Does light therapy help against seasonal affective disorder? SAD is a recognized medical condition affecting millions of people worldwide. Although it is often referred to as the Winter Blues, seasonal affective disorder can occur at different times of the year and symptoms of SAD arise whenever the body’s natural circadian rhythms are out of balance for whatever reason.
Because seasonal affective disorder is commonly triggered by a lack of exposure to natural light, one of the first lines of treatment for the disorder is light therapy. Exposure to sunlight is the ideal, but where this is not possible, an artificial light box can help reduce the symptoms of depression associated with seasonal affective disorder.

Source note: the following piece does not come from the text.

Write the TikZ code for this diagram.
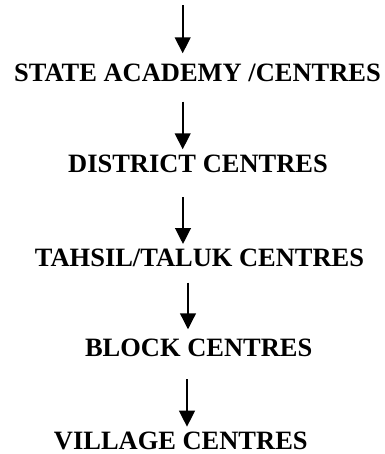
\documentclass[tikz,border=0pt]{standalone}
\usepackage{fontspec}
\setmainfont{Liberation Serif}
\usetikzlibrary{arrows.meta}
\begin{document}
\begin{tikzpicture}[x=0.75pt,y=-0.75pt,
  level/.style={anchor=base,inner sep=0pt,font=\fontsize{19.85pt}{22pt}\selectfont\bfseries},
  arr/.style={line width=1.5pt,-{Triangle[length=12pt,width=11.8pt]}}]
\useasboundingbox (0,0) rectangle (385,454);
% text levels
\node[level] (state) at (197.5,81) {STATE ACADEMY /CENTRES};
\node[level] (district) at (198,172.7) {DISTRICT CENTRES};
\node[level] (tahsil) at (199.5,266) {TAHSIL/TALUK CENTRES};
\node[level] (block) at (198.7,356.7) {BLOCK CENTRES};
\node[level] (village) at (180.8,449) {VILLAGE CENTRES};
% arrow end points
\coordinate (s0) at (182.7,5);     \coordinate (e0) at (182.7,53.3);
\coordinate (s1) at (182.7,101.7); \coordinate (e1) at (182.7,149.3);
\coordinate (s2) at (183,197.3);   \coordinate (e2) at (183,244);
\coordinate (s3) at (188,282.7);   \coordinate (e3) at (188,329.3);
\coordinate (s4) at (187,379.3);   \coordinate (e4) at (187,426.7);
\draw[arr] (s0) -- (e0);
\draw[arr] (s1) -- (e1);
\draw[arr] (s2) -- (e2);
\draw[arr] (s3) -- (e3);
\draw[arr] (s4) -- (e4);
\end{tikzpicture}
\end{document}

Does light therapy help against seasonal affective disorder?
Light therapy is primarily used for winter seasonal affective disorder since reduced exposure to daylight during the winter months is thought to be responsible for the symptoms of SAD. For many people, light therapy is enough and within a short time, their symptoms abate and they feel much better. But for others, better results are obtained by combining light therapy with medications such as antidepressants and a course of psychotherapy.
How does light therapy help against seasonal affective disorder?

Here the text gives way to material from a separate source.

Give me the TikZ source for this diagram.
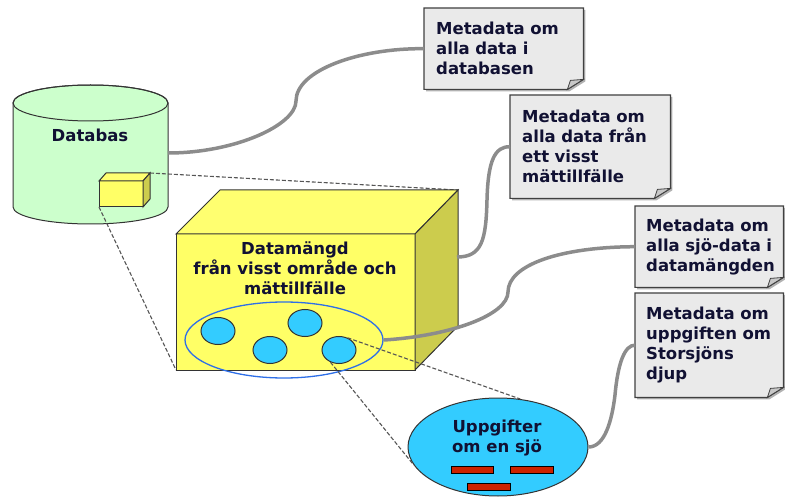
\documentclass[tikz,border=0pt]{standalone}
\usepackage{fontspec}
\setmainfont{DejaVu Sans}
\usetikzlibrary{shapes.geometric,backgrounds}
\definecolor{cylfill}{HTML}{CCFFCC}
\definecolor{boxfront}{HTML}{FFFF66}
\definecolor{boxtop}{HTML}{FFFF70}
\definecolor{boxside}{HTML}{CCCC4D}
\definecolor{cyanf}{HTML}{33CCFF}
\definecolor{selblue}{HTML}{2E6FE8}
\definecolor{notef}{HTML}{EAEAEA}
\definecolor{foldf}{HTML}{C8C8C8}
\definecolor{noted}{HTML}{404040}
\definecolor{conngray}{HTML}{8C8C8C}
\definecolor{txt}{HTML}{111133}
\definecolor{edge}{HTML}{333333}
\definecolor{dashc}{HTML}{555555}
\definecolor{barred}{HTML}{CC2200}
\newcommand\notepath[1]{%
  \fill[black!30] ([xshift=2pt,yshift=-2pt]#1.north west) -- ([xshift=2pt,yshift=-2pt]#1.north east) -- ([xshift=2pt,yshift=8pt]#1.south east) -- ([xshift=-14pt,yshift=-2pt]#1.south east) -- ([xshift=2pt,yshift=-2pt]#1.south west) -- cycle;
  \filldraw[fill=notef, draw=noted, line width=1.2pt] (#1.north west) -- (#1.north east) -- ([yshift=10pt]#1.south east) -- ([xshift=-16pt]#1.south east) -- (#1.south west) -- cycle;
  \filldraw[fill=foldf, draw=noted, line width=0.8pt] ([yshift=10pt]#1.south east) -- ([xshift=-13pt,yshift=9pt]#1.south east) -- ([xshift=-16pt]#1.south east) -- cycle;}
\begin{document}
\begin{tikzpicture}[x=1pt,y=-1pt,
  lbl/.style={font=\fontsize{16.5}{20}\selectfont\bfseries, text=txt, inner sep=0pt},
  notetxt/.style={lbl, align=left, anchor=north west, inner xsep=12pt, inner ysep=0pt},
  conn/.style={draw=conngray, line width=3.5pt},
  dash line/.style={draw=dashc, line width=1.1pt, dash pattern=on 4pt off 2pt},
  outl/.style={draw=edge, line width=1pt},
  blob/.style={ellipse, draw=edge, fill=cyanf, line width=1pt, minimum width=34pt, minimum height=27pt, inner sep=0pt},
  bar/.style={fill=barred, draw=black, line width=0.8pt},
]
\useasboundingbox (0,0) rectangle (785,497);

% database cylinder
\coordinate (cylR) at (168,153);
\filldraw[fill=cylfill, outl] (13,103) -- (13,207) arc[start angle=180, end angle=360, x radius=77.5pt, y radius=17pt] -- (168,103) arc[start angle=0, end angle=180, x radius=77.5pt, y radius=18pt] -- cycle;
\draw[outl] (90.5,103) ellipse [x radius=77.5pt, y radius=18pt];
\node[lbl] (db) at (90,135) {Databas};

% small box
\coordinate (sbFL) at (99,181);
\coordinate (sbFR) at (143,181);
\coordinate (sbBL) at (99,207);
\coordinate (sbBR) at (143,207);
\coordinate (sbTL) at (106,173);
\coordinate (sbTR) at (150,173);
\coordinate (sbSR) at (150,199);
\filldraw[fill=boxfront, outl] (sbFL) rectangle (sbBR);
\filldraw[fill=boxtop, outl] (sbFL) -- (sbTL) -- (sbTR) -- (sbFR) -- cycle;
\filldraw[fill=boxside, outl] (sbFR) -- (sbTR) -- (sbSR) -- (sbBR) -- cycle;

% big box
\coordinate (bbFL) at (176,234);
\coordinate (bbFR) at (415,234);
\coordinate (bbBL) at (176,370);
\coordinate (bbBR) at (415,370);
\coordinate (bbTL) at (220,190);
\coordinate (bbTR) at (458,190);
\coordinate (bbSR) at (458,326);
\coordinate (bbC) at (457,257);

\draw[dash line] (sbTR) -- (bbTR);
\draw[dash line] (sbBL) -- (bbBL);

\filldraw[fill=boxfront, outl] (bbFL) rectangle (bbBR);
\filldraw[fill=boxtop, outl] (bbFL) -- (bbTL) -- (bbTR) -- (bbFR) -- cycle;
\filldraw[fill=boxside, outl] (bbFR) -- (bbTR) -- (bbSR) -- (bbBR) -- cycle;
\node[lbl, align=center] (dm) at (295,268) {Datamängd\\från visst område och\\mättillfälle};

\node[ellipse, draw=selblue, line width=1.3pt, minimum width=198pt, minimum height=76pt] (sel) at (284,340) {};
\node[blob] (c1) at (218,331) {};
\node[blob] (c2) at (270,350) {};
\node[blob] (c3) at (305,323) {};
\node[blob] (c4) at (339,350) {};

% lake
\node[ellipse, draw=edge, fill=cyanf, line width=1pt, minimum width=180pt, minimum height=98pt] (lake) at (498,447) {};
\node[lbl, align=center] (lk) at (497,438) {Uppgifter\\om en sjö};
\filldraw[bar] (451,466) rectangle (493,473);
\filldraw[bar] (510,466) rectangle (553,473);
\filldraw[bar] (467,483) rectangle (510,490);

\draw[dash line] (c4.55) -- (lake.65);
\draw[dash line] (c4.235) -- (lake.192);

% notes
\node[notetxt, text width=135pt, minimum height=81pt] (n1) at (424,8) {Metadata om\\alla data i\\databasen};
\node[notetxt, text width=136pt, minimum height=103pt] (n2) at (510,95) {Metadata om\\alla data från\\ett visst\\mättillfälle};
\node[notetxt, text width=126pt, inner xsep=11pt, minimum height=81pt] (n3) at (635,206) {Metadata om\\alla sjö-data i\\datamängden};
\node[notetxt, text width=126pt, inner xsep=11pt, minimum height=104pt] (n4) at (635,293) {Metadata om\\uppgiften om\\Storsjöns\\djup};
\begin{pgfonlayer}{background}
\notepath{n1}
\notepath{n2}
\notepath{n3}
\notepath{n4}
\end{pgfonlayer}

% connectors
\draw[conn] (cylR) .. controls (235,153) and (296,125) .. (296,101) .. controls (296,70) and (360,48) .. (n1.west);
\draw[conn] (bbC) .. controls (482,257) and (486,240) .. (487,200) .. controls (488,160) and (495,146.5) .. (n2.west);
\draw[conn] (sel.east) .. controls (450,336) and (508,315) .. (508,292) .. controls (508,265) and (560,247) .. (n3.west);
\draw[conn] (lake.east) .. controls (605,447) and (612,420) .. (615,395) .. controls (618,362) and (625,345) .. (n4.west);
\end{tikzpicture}
\end{document}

Exposure to light tends to make us feel better, even when we are not suffering the effects of seasonal affective disorder, so it stands to reason that light therapy can be a valuable treatment for SAD patients. But aside from the obvious feel-good benefits of bright light therapy, exposure to light increases the production of serotonin (too little serotonin is linked to depression) and suppresses the production of melatonin in the brain (melatonin triggers sleep).

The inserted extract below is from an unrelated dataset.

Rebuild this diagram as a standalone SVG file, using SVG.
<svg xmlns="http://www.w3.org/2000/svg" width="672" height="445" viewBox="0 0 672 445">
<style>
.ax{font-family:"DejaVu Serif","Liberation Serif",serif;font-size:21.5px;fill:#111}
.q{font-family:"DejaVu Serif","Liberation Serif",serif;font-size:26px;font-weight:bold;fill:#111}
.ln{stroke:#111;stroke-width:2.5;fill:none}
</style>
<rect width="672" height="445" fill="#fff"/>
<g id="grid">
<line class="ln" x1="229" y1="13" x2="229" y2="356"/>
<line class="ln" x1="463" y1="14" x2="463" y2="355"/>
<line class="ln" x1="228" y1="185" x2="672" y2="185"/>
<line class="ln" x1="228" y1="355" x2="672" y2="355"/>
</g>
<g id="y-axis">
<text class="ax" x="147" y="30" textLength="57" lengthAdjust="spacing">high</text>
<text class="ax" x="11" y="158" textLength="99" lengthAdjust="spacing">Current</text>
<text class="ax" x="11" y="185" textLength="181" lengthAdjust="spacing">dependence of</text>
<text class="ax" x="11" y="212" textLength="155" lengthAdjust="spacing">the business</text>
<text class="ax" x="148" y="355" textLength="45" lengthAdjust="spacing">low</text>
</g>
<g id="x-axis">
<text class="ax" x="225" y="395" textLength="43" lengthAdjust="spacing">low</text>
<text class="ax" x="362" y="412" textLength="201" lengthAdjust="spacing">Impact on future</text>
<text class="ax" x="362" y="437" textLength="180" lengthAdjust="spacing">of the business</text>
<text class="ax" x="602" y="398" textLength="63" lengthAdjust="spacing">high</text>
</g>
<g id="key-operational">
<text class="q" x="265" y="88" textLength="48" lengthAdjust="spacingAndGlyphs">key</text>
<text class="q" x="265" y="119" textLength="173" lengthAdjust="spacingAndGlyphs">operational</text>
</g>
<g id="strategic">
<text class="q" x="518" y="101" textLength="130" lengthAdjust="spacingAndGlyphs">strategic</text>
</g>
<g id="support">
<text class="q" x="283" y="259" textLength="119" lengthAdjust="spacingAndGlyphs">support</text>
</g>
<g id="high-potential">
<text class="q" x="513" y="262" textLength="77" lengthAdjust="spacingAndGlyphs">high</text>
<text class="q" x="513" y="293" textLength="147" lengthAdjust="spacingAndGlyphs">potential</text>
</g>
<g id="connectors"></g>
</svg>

Light boxes are designed to mimic the effects of natural daylight, but without most of the harmful UV light that would potentially lead to eye and skin damage (which is why using a light box is not going to give you a nice orange glow!). Different light boxes will emit different amounts of light, but the recommended level of “lumens” is around 10,000 lux of full spectrum white light.
How is a light box used to treat SAD?
Patients are normally advised to sit in front of a light box for between thirty minutes to an hour, usually in the morning. You do not need to sit staring at the bright light continuously—glancing at it from time to time is sufficient.
Where can I get a light box from?
Light boxes are available from lots of places: you should be able to buy one from your local pharmacy or your doctor might be able to give you one on prescription. They are even available over the internet; although it is a good idea to do your research before you buy one as they come in many different sizes and light intensities.
Are light boxes safe to use?
In general light boxes are considered safe to use, even though they are not as yet approved by the FDA, but if in doubt, always check with your doctor before trying a light box to treat the symptoms of SAD.